We then considered mounting 2 Phantoms to shoot 200 fps at 2k in a 3D mirror rig, one camera exposing the high stop the other the low. Dr Marc Price & Alia Skeikh of BBC R&D placed two cameras on a rig at BBC London, but found that artifacts became evident as the tolerances necessary for HDR alignment are far higher than 3D because you need pixel accurate registration to eliminate these artifacts.
We calculated on Epic we could record 6 mins of 4k, 50 fps HDR (thats 100 fps) that would take 40 minutes to download. We decided that due to much higher levels of data output on the Phantom, we would shoot selected floats at the carnival exhibiting high levels of motion. Had we shot Phantom in a mirror rig at its highest speed you could easily generate 1 terabyte of data per minute and that would take 6 and half hours to download.
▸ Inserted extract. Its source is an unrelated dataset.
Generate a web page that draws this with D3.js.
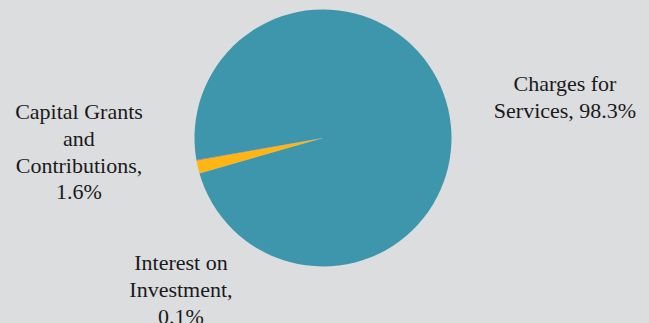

An HDR stop-motion test conducted by Aaron Fang of University of Bristol Engineering revealed that you need 7 exposures combined to display full higher dynamic range on the display. So using Red’s strategy of setting a correct Fstop to build upon for HDR did not exploit the full-potential available.
The hardest thing to expose in cinematography is a subject that emits light: At our first shoot in Burnham on Sea on the Epic I set the ASA at 320 at 50 fps with a shutter of 100th, then used a spotmeter to calculate a stop. But following this through to display, we discovered that a full HDR image was not achieved using normal cinematographic judgment. I realised that the 100 year old maxim of exposing to protect highlights was no longer a correct rule for HDR. In fact you had to expose the ‘correct’ stop ‘virtually’ – What I mean by this is that if the Fstop should be F5.6 then we would have set the Iris to overexpose three stops over at F2 plus HDRx highlight protection of three stops under: making 18 stops in total. That might seem obvious now, but on the shoot, sphincters tightened, because the Epic images looked terribly overexposed.
We had planned a second shoot at Wells and collected material at 2 stops and 3 stops over and under e-exposed. In HDR terms that’s between 16 to 18 stops respectively. We are about to shoot more footage for immersion testing at the newly built lab at Bristol University. It should be remembered that the first tests worldwide with this expanded digital cinematographic form took place in the South West of the UK.
From the cinematographers viewpoint, it seems to me that counter-intuitively, lower lighting levels are where HDR will function with most impact on a photographic level. Obviously in the highlights colour formation will be held better than in standard systems, but this is a technical issue, rather than specifically an artistic one. But this is interesting because it may in fact require a renaissance of cinematic judgment – someone will need to know that the end result will be fine. With regard low light, the way we read an image may allow the cinematographer to offer clues when underscoring plot, story & emotional cues, in a far more subtle way than with standard dynamic range that the cinematographic arts have used for decades: that of trying to represent 5 orders of magnitude in a 2 – 3 orders of magnitude display.